Jude Law, splendido Amleto

08/08/2009

Se non avete ancora deciso per le vacanze il consiglio della Redazione di Quarto Potere è quello di correre subito a Londra e non lasciarsi sfuggire lo straordinario Amleto di Jude Law, in scena al Wyndham's Theatre fino al 22 agosto.
Due almeno le ragioni per  vederlo assolutamente (oltre al fatto che ci ritroviamo davanti al più bel testo teatrale di tutti i tempi): l’appassionata interpretazione di Jude Law e la stupefacente regia di Michael Grandage. Se non è una novità che, nei teatri inglesi, le regie dei testi shakespeariani combinino grandiosità e perfezione stilistica, seguendo ormai una secolare tradizione, non lo è neppure che affermati attori di Cinema ascoltino il richiamo delle scene del West End. Ma questo binomio in Hamlet si rivela un successo che andrà sicuramente ricordato negli anni.

L’interpretazione che Jude Law offre di Amleto sconvolge totalmente lo stereotipo del biondo principe di Danimarca dubbioso e malinconico. Il suo è un Amleto vitale, passionale, ribelle, paranoico, perfino ironico (come in effetti è dipinto, se rileggete il testo con attenzione), probabilmente già con un fondo di pazzia che, all’apparire dello spettro del padre, si tramuta in rabbiosa ossessione a cui sacrificare ogni altro sentimento e alla quale si sovrappone la finta follia di cui si maschera. Già Kenneth Branagh, nel suo monumentale Amleto cinematografico, lo aveva visto sotto questo profilo, ma lo aveva addirittura trasformato in un eroe atletico, mentre la fisicità di Jude Law, costantemente contorto su se stesso come se la rabbia che lo agita impedisse ai suoi muscoli di fermarsi, è inquieta e sofferta.

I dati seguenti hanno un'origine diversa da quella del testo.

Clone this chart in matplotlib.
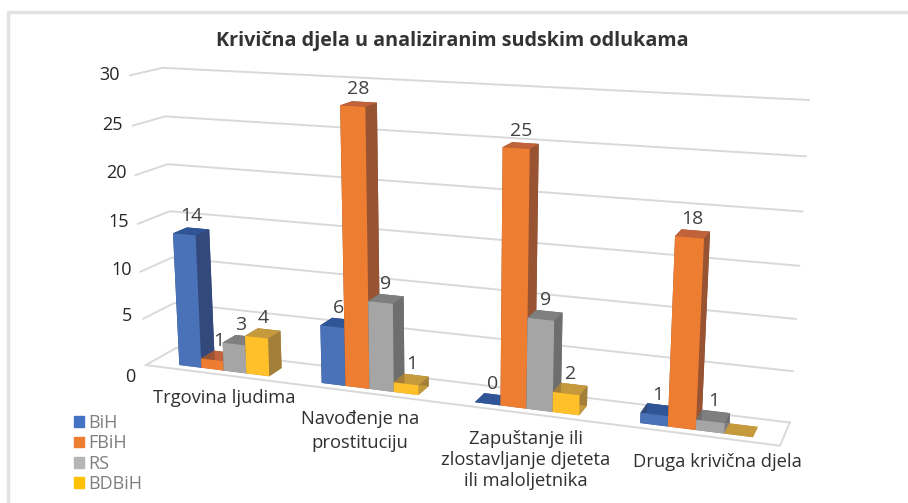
import numpy as np
import matplotlib
matplotlib.use('Agg')
import matplotlib.pyplot as plt
from matplotlib.lines import Line2D
from matplotlib.patches import Patch

categories = ['Trgovina ljudima', 'Navođenje na\nprostituciju',
              'Zapuštanje ili\nzlostavljanje djeteta\nili maloljetnika', 'Druga krivična djela']
series = ['BiH', 'FBiH', 'RS', 'BDBiH']
bih = [14, 6, 0, 1]
fbih = [1, 28, 25, 18]
rs = [3, 9, 9, 1]
bdbih = [4, 1, 2, 0]
show_label = [[True] * 4, [True] * 4, [True] * 4, [True, True, True, False]]
yticks = [0, 5, 10, 15, 20, 25, 30]

front = ['#4a72b8', '#ed7d31', '#a5a5a5', '#ffc02a']
top = ['#2f5597', '#c0623a', '#7f7f7f', '#c49a3c']
side = ['#33497c', '#975332', '#6e6e6e', '#a37f3a']
legend_cols = ['#4472c4', '#ed7d31', '#b5b5b5', '#ffc000']

W, H = 908, 503
plt.rcParams['font.family'] = ['Open Sans', 'DejaVu Sans']

# camera: where some corners of the chart box land in the picture (x, depth, value -> px)
box = [(0, 0, 30), (0, 1, 30), (0, 0, 15), (0, 1, 15), (0, 0, 0), (0, 1, 0),
       (4, 1, 30), (4, 1, 15), (4, 1, 0), (4, 0, 0)]
px = [(129, 76), (164, 67), (138, 223), (170, 212), (147, 364), (175, 349),
      (809, 100), (799, 266), (790, 421), (780, 447)]


def fit_camera():
  a, b = [], []
  for (x, y, z), (u, v) in zip(box, px):
    a.append([x, y, z, 1, 0, 0, 0, 0, -u * x, -u * y, -u * z])
    a.append([0, 0, 0, 0, x, y, z, 1, -v * x, -v * y, -v * z])
    b += [u, v]
  p = np.linalg.lstsq(np.array(a, float), np.array(b, float), rcond=None)[0]
  return np.append(p, 1.0).reshape(3, 4)


P = fit_camera()


def to_px(x, y, z):
  u, v, w = P @ np.array([x, y, z, 1.0])
  return u / w, v / w


fig = plt.figure(figsize=(W / 100, H / 100), dpi=100)
ax = fig.add_axes([0, 0, 1, 1], projection='3d', computed_zorder=False)
ax.set_proj_type('ortho')
ax.set_axis_off()
ax.patch.set_alpha(0)
# keep the axes on the whole figure, the camera does the shape
ax.apply_aspect = lambda position=None: None


def get_proj():
  # picture pixels -> the 2d coordinates of the 3d axes
  flip = np.array([[1, 0, 0], [0, -1, H], [0, 0, 1]], float)
  m = ax.transData.inverted().get_matrix() @ flip @ P
  depth = [-0.01, 1, -0.001, 0]
  return np.array([m[0], m[1], depth, m[2]])


ax.get_proj = get_proj

grid = '#d9d9d9'
for t in yticks:
  ax.plot([0, 0, 4], [0, 1, 1], [t, t, t], color=grid, lw=1.4, zorder=1)
ax.plot([0, 4, 4], [0, 0, 1], [0, 0, 0], color=grid, lw=1.4, zorder=1)

values = [bih, fbih, rs, bdbih]
bar_w = 0.16
bar_y = 0.2
bar_d = 0.45
order = 2
for c in range(len(categories)):
  for s in range(len(series)):
    x0 = c + 0.2 + s * bar_w
    v = values[s][c]
    # faces: bottom, top, front, back, left, right
    cols = [top[s], top[s], front[s], side[s], side[s], side[s]]
    ax.bar3d(x0, bar_y, 0, bar_w, bar_d, v, color=cols, shade=False, zorder=order,
             edgecolor='none', linewidth=0)
    order += 1
    if show_label[c][s]:
      u, w = to_px(x0 + bar_w / 2, bar_y + bar_d * 0.5, v)
      fig.text(u / W, 1 - (w - 6) / H, str(v), ha='center', va='bottom',
               color='#404040', fontsize=14, zorder=100)

ytick_px = [(130, 377), (127, 316), (122, 270), (119, 222), (116, 173), (112, 125), (109, 75)]
for t, (u, v) in zip(yticks, ytick_px):
  fig.text(u / W, 1 - v / H, str(t), ha='center', va='center', fontsize=13, color='#262626')

cat_px = [(224, 398), (360, 431), (526, 460), (717, 462)]
cat_spacing = [1.1, 1.45, 1.2, 1.1]
for name, (u, v), sp in zip(categories, cat_px, cat_spacing):
  fig.text(u / W, 1 - v / H, name, ha='center', va='center', fontsize=13.2, color='#303030',
           linespacing=sp)

fig.text(452 / W, 1 - 41 / H, 'Krivična djela u analiziranim sudskim odlukama', ha='center',
         va='center', fontsize=14.2, fontweight='bold', color='#333333')

handles = [Patch(color=c, label=s) for c, s in zip(legend_cols, series)]
fig.legend(handles=handles, loc='upper left', bbox_to_anchor=(74 / W, 1 - 414 / H), frameon=False,
           fontsize=13, labelcolor='#7f7f7f', handlelength=0.55, handleheight=0.55, handletextpad=0.25,
           labelspacing=0.13, borderpad=0, borderaxespad=0)

fig.add_artist(Line2D([8 / W, 8 / W, 1], [0, 1 - 12 / H, 1 - 12 / H], color='#e2e2e2', lw=2.5))

fig.savefig('out.png', dpi=100)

La regia di Michael Grandage (di cui si ricordano altre celebri messe in scena shakespeariane con Joseph Fiennes, Kenneth Branagh, Derek Jacobi, Judi Dench, nonché il successo del musical Guys an Dolls) e le suggestive scenografie di Christopher Oram sfumano la scena in un grigio costante, luttuoso, abbagliato ora dal rosso sfolgorante di un drappo, ora dal bianco allucinante dei commedianti che Amleto manovra a danno del Re (e questa scena di teatro nel teatro per provocare la reazione psicologica dell’assassino non cesserà di sorprendere per la geniale modernità di Shakespeare), ora dalle luci taglienti in cui si consuma la pazzia di Ofelia, vittima innocente di un intrigo che soffoca i suoi timidi sentimenti, ora dalla nevicata che cade gelida sul monologo del “To be or not to be”. E’ una regia insieme sobria e spettacolare, che spoglia Amleto di calzamaglia e gorgiere, senza lasciar trapelare la minima stonatura nella sua moderna interpretazione.

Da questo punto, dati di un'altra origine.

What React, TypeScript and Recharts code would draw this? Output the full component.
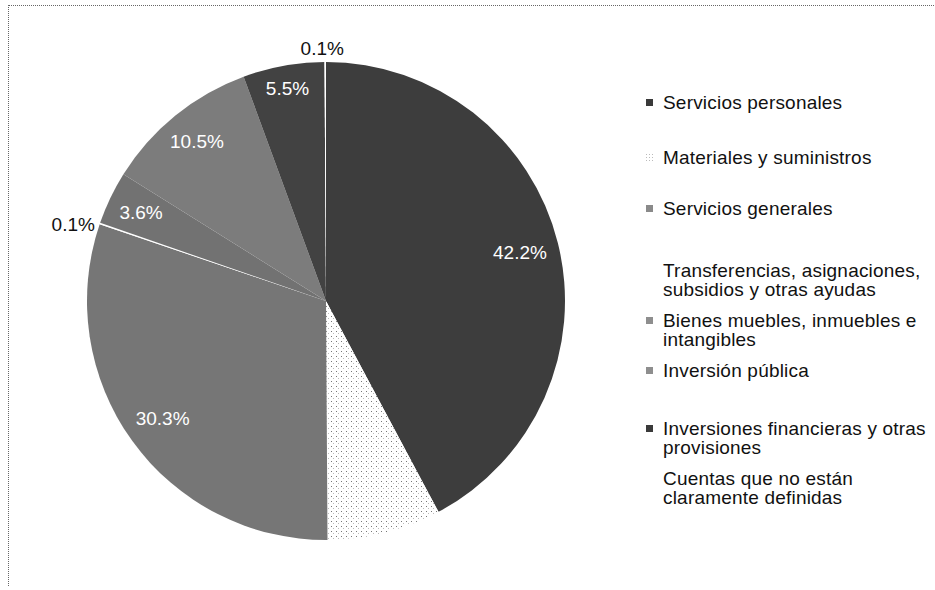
import React from "react";
import { PieChart, Pie, Cell, Legend } from "recharts";

// ---- data ----
const categories: string[] = [
  "Servicios personales",
  "Materiales y suministros",
  "Servicios generales",
  "Transferencias, asignaciones,\nsubsidios y otras ayudas",
  "Bienes muebles, inmuebles e\nintangibles",
  "Inversión pública",
  "Inversiones financieras y otras\nprovisiones",
  "Cuentas que no están\nclaramente definidas",
];
const shares: number[] = [42.2, 7.7, 30.3, 0.1, 3.6, 10.5, 5.5, 0.1];
const showLabel: boolean[] = [true, false, true, true, true, true, true, true];

// ---- styles ----
const fills: string[] = [
  "#3d3d3d",
  "url(#dotsFill)",
  "#767676",
  "#ffffff",
  "#727272",
  "#7c7c7c",
  "#424242",
  "#ffffff",
];
const markerFills: string[] = [
  "#3a3a3a",
  "url(#dotsMarker)",
  "#8a8a8a",
  "none",
  "#8e8e8e",
  "#8e8e8e",
  "#3a3a3a",
  "none",
];
const legendTops: number[] = [93, 148, 199, 261, 311, 361, 419, 469];

const FONT = "'Liberation Sans', Arial, Helvetica, sans-serif";
const RAD = Math.PI / 180;
const LABEL_SIZE = 19;

const data = categories.map((name, i) => ({ name, value: shares[i] }));

const textWidth = (s: string) =>
  s.split("").reduce((w, ch) => w + (ch === "." ? 0.278 : ch === "%" ? 0.889 : 0.556), 0) * LABEL_SIZE;

const renderLabel = (props: any) => {
  const { cx, cy, midAngle, outerRadius, index, value } = props;
  if (!showLabel[index]) return null;
  const text = `${Number(value).toFixed(1)}%`;
  const cos = Math.cos(-midAngle * RAD);
  const sin = Math.sin(-midAngle * RAD);
  if (value < 0.5) {
    const ex = cx + outerRadius * cos;
    const ey = cy + outerRadius * sin;
    if (Math.abs(cos) < 0.2) {
      return (
        <text x={ex - 3} y={ey - 14} fill="#111" fontSize={LABEL_SIZE} fontFamily={FONT}
          textAnchor="middle" dominantBaseline="central">{text}</text>
      );
    }
    return (
      <text x={cos < 0 ? ex - 5 : ex + 5} y={ey + 1} fill="#111" fontSize={LABEL_SIZE} fontFamily={FONT}
        textAnchor={cos < 0 ? "end" : "start"} dominantBaseline="central">{text}</text>
    );
  }
  const hw = textWidth(text) / 2;
  const hh = 8;
  const r = outerRadius - 11 - (Math.abs(cos) * hw + Math.abs(sin) * hh);
  return (
    <text x={cx + r * cos} y={cy + r * sin} fill="#ffffff" fontSize={LABEL_SIZE} fontFamily={FONT}
      textAnchor="middle" dominantBaseline="central">{text}</text>
  );
};

const LegendContent = () => (
  <div style={{ position: "relative", width: 295, height: 590, fontFamily: FONT }}>
    {categories.map((name, i) => (
      <div key={i} style={{ position: "absolute", left: 0, top: legendTops[i], width: 295 }}>
        <svg width={10} height={10} style={{ position: "absolute", left: 5, top: 5 }}>
          {markerFills[i] !== "none" && <rect x={1} y={1} width={7} height={7} fill={markerFills[i]} />}
        </svg>
        <div style={{ position: "absolute", left: 23, top: 0, fontSize: 19, lineHeight: "19px",
          color: "#111", whiteSpace: "pre", letterSpacing: "0.2px" }}>{name}</div>
      </div>
    ))}
  </div>
);

export default function App() {
  return (
    <div style={{ position: "absolute", left: 0, top: 0, width: 935, height: 590, background: "#fff" }}>
      <svg width={0} height={0} style={{ position: "absolute" }}>
        <defs>
          <pattern id="dotsFill" width={5} height={5} patternUnits="userSpaceOnUse">
            <rect width={5} height={5} fill="#ffffff" />
            <rect x={1} y={1} width={1} height={1} fill="#777" />
            <rect x={3} y={3} width={1} height={1} fill="#bbb" />
          </pattern>
          <pattern id="dotsMarker" width={3} height={3} patternUnits="userSpaceOnUse">
            <rect width={3} height={3} fill="#ffffff" />
            <rect x={1} y={1} width={1} height={1} fill="#bbb" />
          </pattern>
        </defs>
      </svg>
      <div style={{ position: "absolute", left: 8, top: 5, width: 927, height: 580,
        borderTop: "1px dotted #666", borderLeft: "1px dotted #666" }} />
      <div style={{ position: "absolute", left: 0, top: 0 }}>
        <PieChart width={935} height={590} margin={{ top: 0, right: 0, bottom: 0, left: 0 }}>
          <Pie
            data={data}
            dataKey="value"
            nameKey="name"
            cx={326}
            cy={301}
            outerRadius={239}
            startAngle={90}
            endAngle={-270}
            stroke="none"
            label={renderLabel}
            labelLine={false}
            isAnimationActive={false}
          >
            {data.map((_, i) => (
              <Cell key={i} fill={fills[i]} stroke="none" />
            ))}
          </Pie>
          <Legend
            layout="vertical"
            align="right"
            verticalAlign="top"
            content={<LegendContent />}
            wrapperStyle={{ left: 640, top: 0, width: 295, height: 590 }}
          />
        </PieChart>
      </div>
    </div>
  );
}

E se è fin troppo facile ripensare all’ immortale Amleto di Laurence Olivier , che Jude Law eguaglia perfino nella rara bellezza raggiungendo un’impressionante somiglianza fisica, questa messa in scena londinese si distingue appunto per una modernità che non ha nulla di forzatamente provocatorio, ma scaturisce con passionale naturalezza, quasi Shakespeare l’avesse scritto ieri.